Huzafetü's-Sehmî öyle demiş; Hıristiyanlar bunları esir etmişler ve hıristiyan
olmalarını istemişler. Bir tanesi bile kabul etmemiş. Öyleyse demişler
"Papazın alnından öpeceksin" Abdullah "öpmem" demiş.
Gözlerinin Önünde
sahabeden bir tanesini yağlı kazanın içerisine atıyorlar, bir anda etleri
erimiş'kemikler çıkıvermiş duruma geliyor, yürekler dayanmaz bir halde.
Abdullah b. Huzafe demişki, "yine de öpmem." O zaman diyorlar ki,
hepsi öldürülecek. Arkadaşlarının Öldürülmesini istemeyen Abdullah papazın
alnından öpüyor. Kurtulup Medine'ye geliyorlar. Arkadaşları papazın alnından
öptüğü için dalga geçiyorlar.
Durumu Hz. Ömer
öğrenince kalkıyor Abdullah'ın alnından öpüyor. Seni kutlarım, arkadaşlarını
kurtarmışsın. "Leküm diniküm" diyoruz ama onları kendi hallerinde
bırakmıyoruz.
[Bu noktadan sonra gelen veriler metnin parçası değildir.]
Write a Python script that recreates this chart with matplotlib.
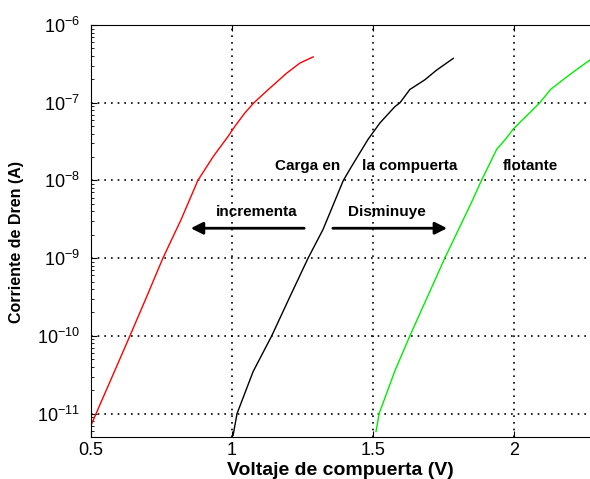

Onlarla ilgileneceğiz ve onlara sırat-i müstakimi göstermeye
devam edeceğiz.
Kendini yakmak için
üzerine benzin döküp yakmak isteyen adamı, kendi haline bırakmadığımız ve ona
diller döktüğümüz gibi inkâr, isyan ve haramları yüklenip, kendini cehenneme
hazırlayan insana da diller dökmeye devam edeceğiz.[7]
[1] Mahmut Toptaş, Kur’an-ı
Kerim Şifa Tefsiri, Cantaş Yayınları: 8/393-394.
[2] Mahmut Toptaş, Kur’an-ı
Kerim Şifa Tefsiri, Cantaş Yayınları: 8/394-396.
[3] Tirmizi Davut 14, Ahmet
Müsned 3/68.
[4] Mahmut Toptaş, Kur’an-ı
Kerim Şifa Tefsiri, Cantaş Yayınları: 8/396-397.
[5] Bu konuda bakınız Şifa
Tefsiri Taha, Suresi 512.
Mahmut Toptaş, Kur’an-ı Kerim Şifa Tefsiri,
Cantaş Yayınları: 8/397.
[6] Mahmut Toptaş, Kur’an-ı
Kerim Şifa Tefsiri, Cantaş Yayınları: 8/397-398.